Non c’è modo ora di affrontare in maniera strutturalel'inflazione che non è solo italiana, e che nell'Europa e nel mondo non colpisce in eguale misura. Si potrebbe però inserire nelle trattative sul patto di stabilità lo scorporare dal debito gli investimenti verdi penalizzati dai costi energetici

 

All’incontro di oggi al ministero dello Sviluppo economico il governo risponderà all’sos delle imprese sul caro-energia con misure a breve ma con le mani legate su interventi sulle cause strutturali o di lungo periodo dell’inflazione. La quale a sua volta è stata ieri giudicata non più temporanea dal commissario europeo all’Economia Paolo Gentiloni (“Calerà, ma probabilmente non così presto come atteso e forse sarà nella seconda metà dell’anno”) e dal ministro della Transizione ecologica Roberto Cingolani (“Se a fine anno avevamo detto che ci si aspettava che dopo il primo trimestre si potesse assistere a una stabilizzazione dei prezzi del gas, adesso appare più difficile da credere. Gli analisti la prevedono non così imminente”). Non un buon viatico anche perché nessuno a livello governativo parla del convitato di pietra, cioè la “greenflation”, l’inflazione indotta proprio dalla decisione europea di fare della Ue la prima area del mondo climaticamente neutra: “greenflation” invece esplicitamente chiamata in causa da Isabel Schnabel, rappresentante tedesca nel board della Banca centrale europea.

 

L’Italia cammina sulle uova perché alle nostre decisioni sono collegati i fondi del Next generation Eu, a loro volta necessari per il rilancio post Covid.
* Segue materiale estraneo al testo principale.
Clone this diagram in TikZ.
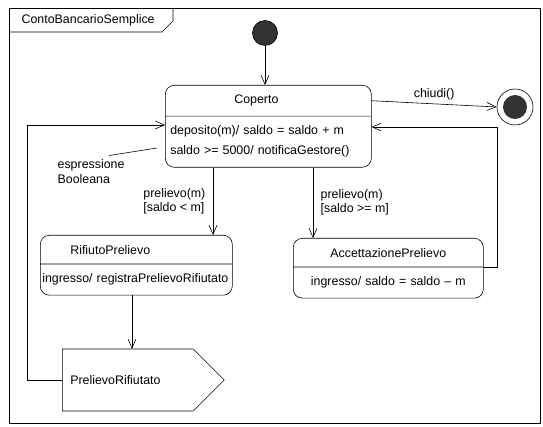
\documentclass[tikz,border=0pt]{standalone}
\usepackage{fontspec}
\setmainfont{Liberation Sans}
\usetikzlibrary{shapes.multipart,shapes.symbols,arrows.meta}

\definecolor{dotfill}{HTML}{333333}

\begin{document}
\begin{tikzpicture}[x=1pt, y=-1pt, line width=0.6pt,
    font=\fontsize{12.4}{14}\selectfont,
    state/.style={rectangle split, rectangle split parts=2, draw,
      rounded corners=9pt, align=left, inner xsep=5pt, inner ysep=9.5pt,
      font=\fontsize{12.4}{20}\selectfont},
    guard/.style={align=left, font=\fontsize{12.4}{14}\selectfont},
    >={Straight Barb[length=9pt,width=8pt]}]
    \useasboundingbox (0,0) rectangle (543,427);
    % frame
    \draw (9,8) rectangle (540,423);
    \draw (9,32) -- (162,32) -- (173,21) -- (173,8);
    \node[anchor=west] (title) at (18,20) {ContoBancarioSemplice};
    % states
    \node[circle, draw, fill=dotfill, minimum size=25pt, inner sep=0pt] (init) at (265,33) {};
    \node[state, text width=196pt, anchor=north west] (cop) at (165,85)
      {\hspace*{64pt}Coperto \nodepart{two} deposito(m)/ saldo = saldo + m\\ saldo >= 5000/ notificaGestore()};
    \node[state, text width=188pt, inner xsep=2pt, anchor=north west] (rif) at (40,235)
      {\hspace*{28pt}RifiutoPrelievo \nodepart{two}\mbox{ingresso/ registraPrelievoRifiutato}};
    \node[state, text width=180pt, align=center, anchor=north west] (acc) at (293,238)
      {AccettazionePrelievo \nodepart{two} ingresso/ saldo = saldo -- m};
    \node[signal, signal to=east, draw, text width=115pt, align=left, inner xsep=8pt,
      minimum height=62pt, anchor=west] (pr) at (62,380) {PrelievoRifiutato};
    \node[circle, draw, minimum size=36pt, inner sep=0pt] (fin) at (515,107) {};
    \node[circle, fill=dotfill, minimum size=24pt, inner sep=0pt] (finin) at (fin) {};
    % note
    \node[guard, anchor=north west, font=\fontsize{12.4}{15}\selectfont] (note) at (54,155.5) {espressione\\Booleana};
    \coordinate (notetip) at (157,148);
    \draw ([xshift=-19pt]note.north east) -- (notetip);
    % transitions
    \draw[->] (init.south) -- (init.south |- cop.north);
    \draw[->] (cop.text east) -- (fin.west) node[midway, above] {chiudi()};
    \draw[->] ([xshift=48pt]cop.south west) coordinate (c1) -- (c1 |- rif.north)
      node[guard, midway, left, xshift=-4pt] {prelievo(m)\\{[saldo < m]}};
    \draw[->] ([xshift=148pt]cop.south west) coordinate (c2) -- (c2 |- acc.north)
      node[guard, midway, right, xshift=4pt] {prelievo(m)\\{[saldo >= m]}};
    \draw[->] ([xshift=92pt]rif.south west) coordinate (c3) -- (c3 |- pr.north);
    \coordinate (backr) at (497,127);
    \draw[->] (acc.text split east) -| (backr) -- (backr -| cop.east);
    \coordinate (backl) at (27,125);
    \draw[->] (pr.west) -| (backl) -- (backl -| cop.west);
\end{tikzpicture}
\end{document}
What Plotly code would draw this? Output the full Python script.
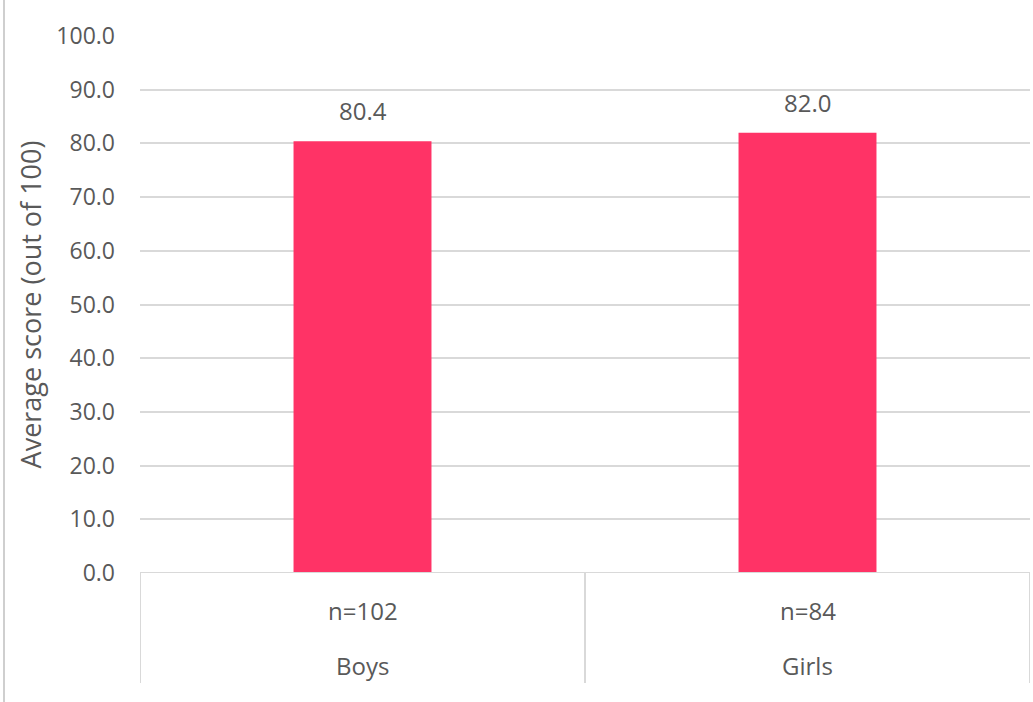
import plotly.graph_objects as go

categories = ["Boys", "Girls"]
sample_sizes = ["n=102", "n=84"]
scores = [80.4, 82.0]
y_ticks = [0, 10, 20, 30, 40, 50, 60, 70, 80, 90, 100]

W, H = 1033, 702
L, R, T, B = 140, 3, 36, 129
plot_h = H - T - B
plot_w = W - L - R
FONT = "Open Sans"
TXT = "#595959"
GRID = "#d9d9d9"

xs = list(range(len(categories)))

fig = go.Figure()
fig.add_trace(go.Bar(
    x=xs, y=scores, width=0.31,
    marker=dict(color="#FF3366", line=dict(width=0)),
    cliponaxis=False,
))

fig.update_layout(
    width=W, height=H,
    margin=dict(l=L, r=R, t=T, b=B, autoexpand=False),
    plot_bgcolor="white", paper_bgcolor="white",
    showlegend=False,
    xaxis=dict(range=[-0.5, len(categories) - 0.5], showticklabels=False,
               showgrid=False, zeroline=False, showline=False, fixedrange=True),
    yaxis=dict(range=[0, 100], tickvals=y_ticks,
               ticktext=[f"{v:.1f}" for v in y_ticks],
               showgrid=True, gridcolor=GRID, gridwidth=2,
               zeroline=False, showline=False, ticks="",
               ticklabelstandoff=24,
               tickfont=dict(family=FONT, size=23, color=TXT),
               title=dict(text="Average score (out of 100)",
                          font=dict(family=FONT, size=27, color=TXT),
                          standoff=6)),
)

shapes = []
# baseline
shapes.append(dict(type="line", xref="paper", yref="y", x0=0, x1=1, y0=0, y1=0,
                   line=dict(color=GRID, width=2)))
# category separators
bottom = -(683 - (H - B)) / plot_h
for b in [-0.5 + i for i in range(len(categories) + 1)]:
    shapes.append(dict(type="line", xref="x", yref="paper", x0=b, x1=b,
                       y0=0, y1=bottom, line=dict(color=GRID, width=2)))
# outer left border
lx = (4 - L) / plot_w
shapes.append(dict(type="line", xref="paper", yref="paper", x0=lx, x1=lx,
                   y0=(H - B) / plot_h, y1=-B / plot_h,
                   line=dict(color="#bfbfbf", width=1.5)))
fig.update_layout(shapes=shapes)

ann = []
for i, (c, n, v) in enumerate(zip(categories, sample_sizes, scores)):
    ann.append(dict(x=i, y=v, xref="x", yref="y", yanchor="bottom", yshift=12,
                    text=f"{v:.1f}", showarrow=False,
                    font=dict(family=FONT, size=24, color=TXT)))
    ann.append(dict(x=i, y=-(610 - (H - B)) / plot_h, xref="x", yref="paper",
                    yanchor="middle", text=n, showarrow=False,
                    font=dict(family=FONT, size=24, color=TXT)))
    ann.append(dict(x=i, y=-(665 - (H - B)) / plot_h, xref="x", yref="paper",
                    yanchor="middle", text=c, showarrow=False,
                    font=dict(family=FONT, size=24, color=TXT)))
fig.update_layout(annotations=ann)

fig.write_html("out.html", config={"displayModeBar": False},
               post_script="document.body.style.margin='0px';document.body.style.overflow='hidden';")
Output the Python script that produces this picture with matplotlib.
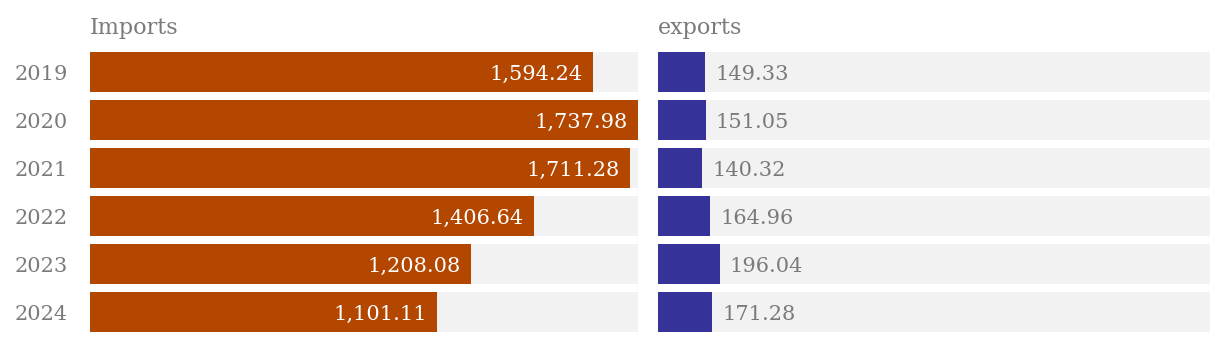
import matplotlib.pyplot as plt
from matplotlib.transforms import offset_copy

years = ['2019', '2020', '2021', '2022', '2023', '2024']
imports = [1594.24, 1737.98, 1711.28, 1406.64, 1208.08, 1101.11]
exports = [149.33, 151.05, 140.32, 164.96, 196.04, 171.28]

W, H = 1220, 342
plt.rcParams['font.family'] = ['DejaVu Serif']
fig = plt.figure(figsize=(W / 100, H / 100), dpi=100)

grey = '#7a7a7a'
track = '#f2f2f2'
top = 48
bottom = 336
xmax = max(imports)


def panel(x0, x1, vals, color, title, inside):
    ax = fig.add_axes([x0 / W, (H - bottom) / H, (x1 - x0) / W, (bottom - top) / H])
    ypos = list(range(len(vals)))
    ax.barh(ypos, [xmax * (x1 - x0) / 548] * len(vals), height=40 / 48, color=track, left=0)
    ax.barh(ypos, vals, height=40 / 48, color=color)
    ax.set_xlim(0, xmax * (x1 - x0) / 548)
    ax.set_ylim(len(vals) - 0.5, -0.5)
    ax.axis('off')
    for y, v in zip(ypos, vals):
        if inside:
            tr = offset_copy(ax.transData, fig=fig, x=-10 * 0.72, y=-2 * 0.72, units='points')
            ax.text(v, y, f'{v:,.2f}', transform=tr, ha='right', va='center',
                    color='white', fontsize=15)
        else:
            tr = offset_copy(ax.transData, fig=fig, x=10 * 0.72, y=-2 * 0.72, units='points')
            ax.text(v, y, f'{v:,.2f}', transform=tr, ha='left', va='center',
                    color=grey, fontsize=15)
    fig.text(x0 / W, (H - 28) / H, title, ha='left', va='center', color=grey, fontsize=16)
    return ax


panel(90, 638, imports, '#b34700', 'Imports', True)
panel(658, 1210, exports, '#35339a', 'exports', False)

for i, yr in enumerate(years):
    fig.text(68 / W, (H - (74 + 48 * i)) / H, yr, ha='right', va='center', color=grey, fontsize=15)

fig.savefig('out.png', dpi=100)
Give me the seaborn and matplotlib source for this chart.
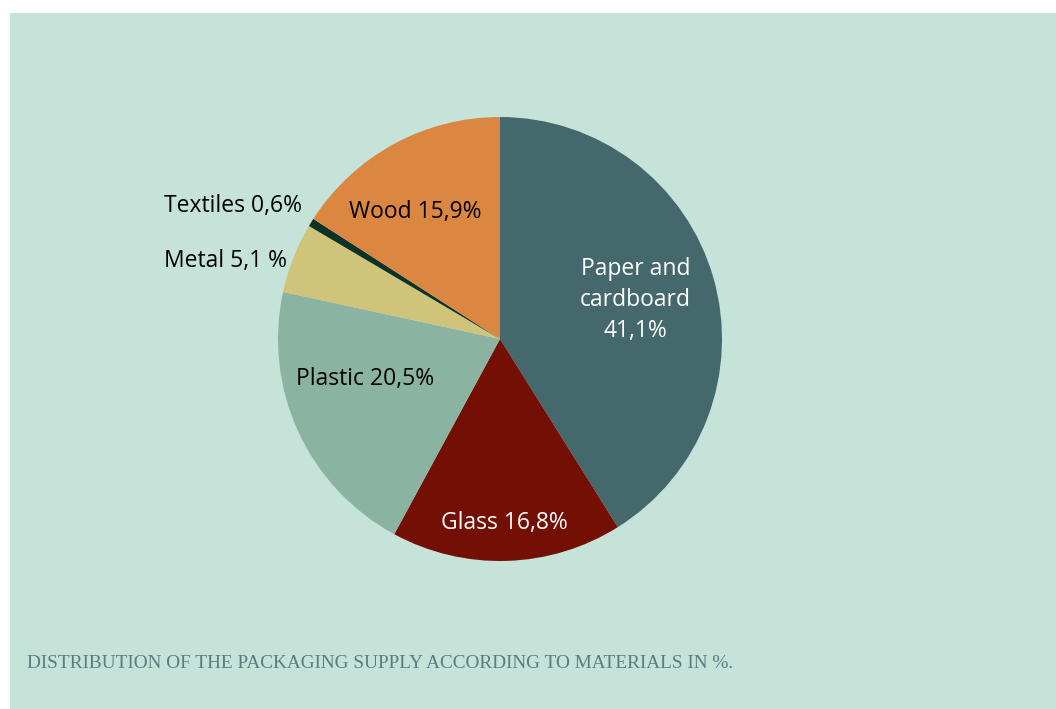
import matplotlib
matplotlib.use('Agg')
import matplotlib.pyplot as plt
import seaborn as sns
from matplotlib.patches import Rectangle

# Data
materials = ['Paper and\ncardboard', 'Glass', 'Plastic', 'Metal', 'Textiles', 'Wood']
shares = [41.1, 16.8, 20.5, 5.1, 0.6, 15.9]
label_texts = ['Paper and\ncardboard\n41,1%', 'Glass 16,8%', 'Plastic 20,5%',
               'Metal 5,1 %', 'Textiles 0,6%', 'Wood 15,9%']
colors = ['#45686d', '#740f04', '#8bb3a1', '#cfc479', '#0e3324', '#dc8741']
text_colors = ['white', 'white', 'black', 'black', 'black', 'black']
# label anchors in pie units (radius = 1)
label_xy = [(0.61, 0.175), (0.02, -0.83), (-0.61, -0.18),
            (-0.96, 0.35), (-0.89, 0.60), (-0.38, 0.57)]
label_ha = ['center', 'center', 'center', 'right', 'right', 'center']

sns.set_theme(style='white')
plt.rcParams['font.family'] = ['Open Sans', 'DejaVu Sans']

bg = '#c6e3da'
fig = plt.figure(figsize=(10.56, 7.09), dpi=100)
fig.patch.set_facecolor('white')
fig.patches.append(Rectangle((10 / 1056, 0), 1, 696 / 709, transform=fig.transFigure,
                             facecolor=bg, edgecolor='none', zorder=-5))

r = 222
cx, cy = 500, 709 - 339
ax = fig.add_axes([(cx - r) / 1056, (cy - r) / 709, 2 * r / 1056, 2 * r / 709])
ax.set_facecolor('none')
ax.set_zorder(2)
ax.pie(shares, colors=colors, startangle=90, counterclock=False, radius=1,
       wedgeprops=dict(linewidth=0))
ax.set_xlim(-1, 1)
ax.set_ylim(-1, 1)
ax.axis('off')

for txt, (x, y), c, ha in zip(label_texts, label_xy, text_colors, label_ha):
    ax.text(x, y, txt, ha=ha, va='center', color=c, fontsize=16.5,
            linespacing=1.38, clip_on=False)

fig.text(27 / 1056, 1 - 663 / 709, 'DISTRIBUTION OF THE PACKAGING SUPPLY ACCORDING TO MATERIALS IN %.',
         ha='left', va='center', color='#5a7d80', fontsize=13.9, family='Liberation Serif')

fig.savefig('out.png', dpi=100, facecolor=fig.get_facecolor())
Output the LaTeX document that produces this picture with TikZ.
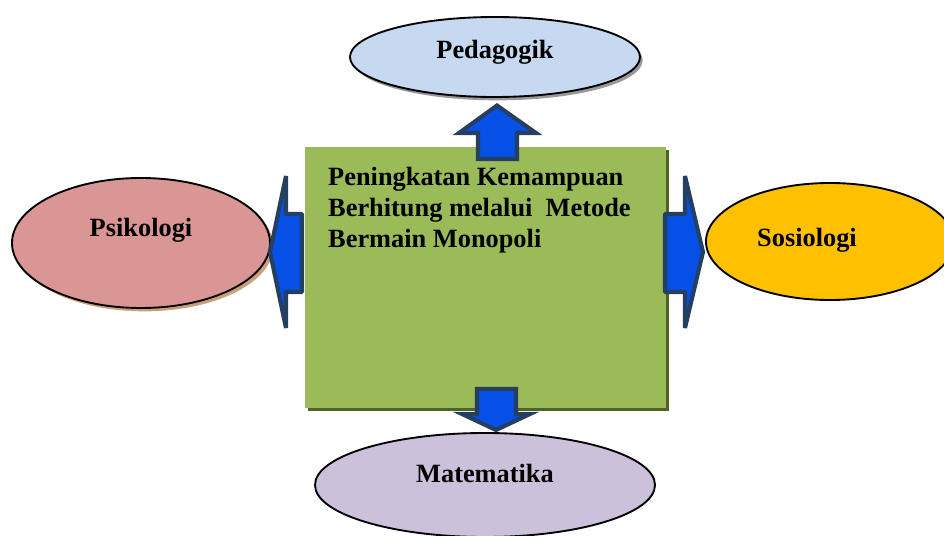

Ma anche, verde o non verde, inflazione che prima o poi indurrà la stessa Bce a rivedere la prudenza sui tassi d’interesse. Il tutto mentre inizia l’anno dedicato alla modifica del patto di stabilità europeo che l’Italia, come la Francia che ha ora la presidenza del semestre Ue, vuole meno stringente. Dunque Giancarlo Giorgetti su mandato di Mario Draghi potrà promettere alle imprese altre misure-tampone dopo quelle già dedicate alle famiglie: si parte da 7-8 miliardi per parziale eliminazione degli oneri aggiuntivi in bolletta (accise e spese di sistema, ma non l’Iva), dall’utilizzo del ricavato dei proventi delle aste di emissioni Co2, un bizantino meccanismo di debiti e crediti tra grandi produttori e grandi consumatori (2,5 miliardi), da una tassa sugli extraprofitti dei gruppi energetici, tra i quali c’è peraltro Enel che gli utili li versa in gran parte al Tesoro. Non c’è modo ora di affrontare in maniera strutturale una questione che certamente non è solo italiana, e che nella stessa Europa e nel mondo non colpisce in eguale misura. L’inflazione annua italiana è al 3,9 per cento, in Germania al 5,7, in Francia al 2,8, nella media Ue al 5. Negli Usa al 7, in Giappone a zero, in Cina all’1,5.

 

Colpisce i paesi con scorte fossili e con materie prime; dotate o meno di energia nucleare; che in questo momento sono più avanti, per esempio, nella conversione elettrica o ibrida dell’auto (Cina e Giappone, ma la Tesla è americana e sta vivendo un boom). Qual è la differenza? Sostanzialmente che fuori dalla Ue le banche centrali hanno le mani più libere sui tassi, il che non sarebbe un bene per noi se lo facesse la Bce; ma soprattutto che i piani governativi hanno posto all’industria meno vincoli green. E anche questi, nell’Eurozona, non producono gli stessi risultati. Per esempio: il Tesoro tedesco ha emesso un Bund indicizzato all’inflazione per reperire fondi contro il caro energia; strada battuta dall’Italia finché l’aumento dei prezzi è stato contenuto. Oggi fare debito per l’emergenza risulterebbe troppo caro e l’ esempio tedesco induce prudenza: quel Bund ha riportato il rendimento sopra lo zero, uno dei motivi del rialzo virtuale dello spread e di quello reale dei nostri titoli, dai triennali in su. La Confindustria ha documentato come finora il rialzo del gas e delle materie prime sia stato assorbito dalle imprese senza riflessi sui prezzi al consumo. Ma questo ha eroso i margini: si esce dal Covid con produzione, occupazione e Pil di nuovo a repentaglio. Un buon argomento da inserire nelle trattative sul patto di stabilità sarebbe lo scorporare dal debito gli investimenti verdi penalizzati dai costi energetici. Bisognerebbe però dismettere parecchia ideologia, e quanto all’Italia capire che il ritardo dipende anche da noi. Vedi per esempio alla voce trasporti pubblici e concorrenza.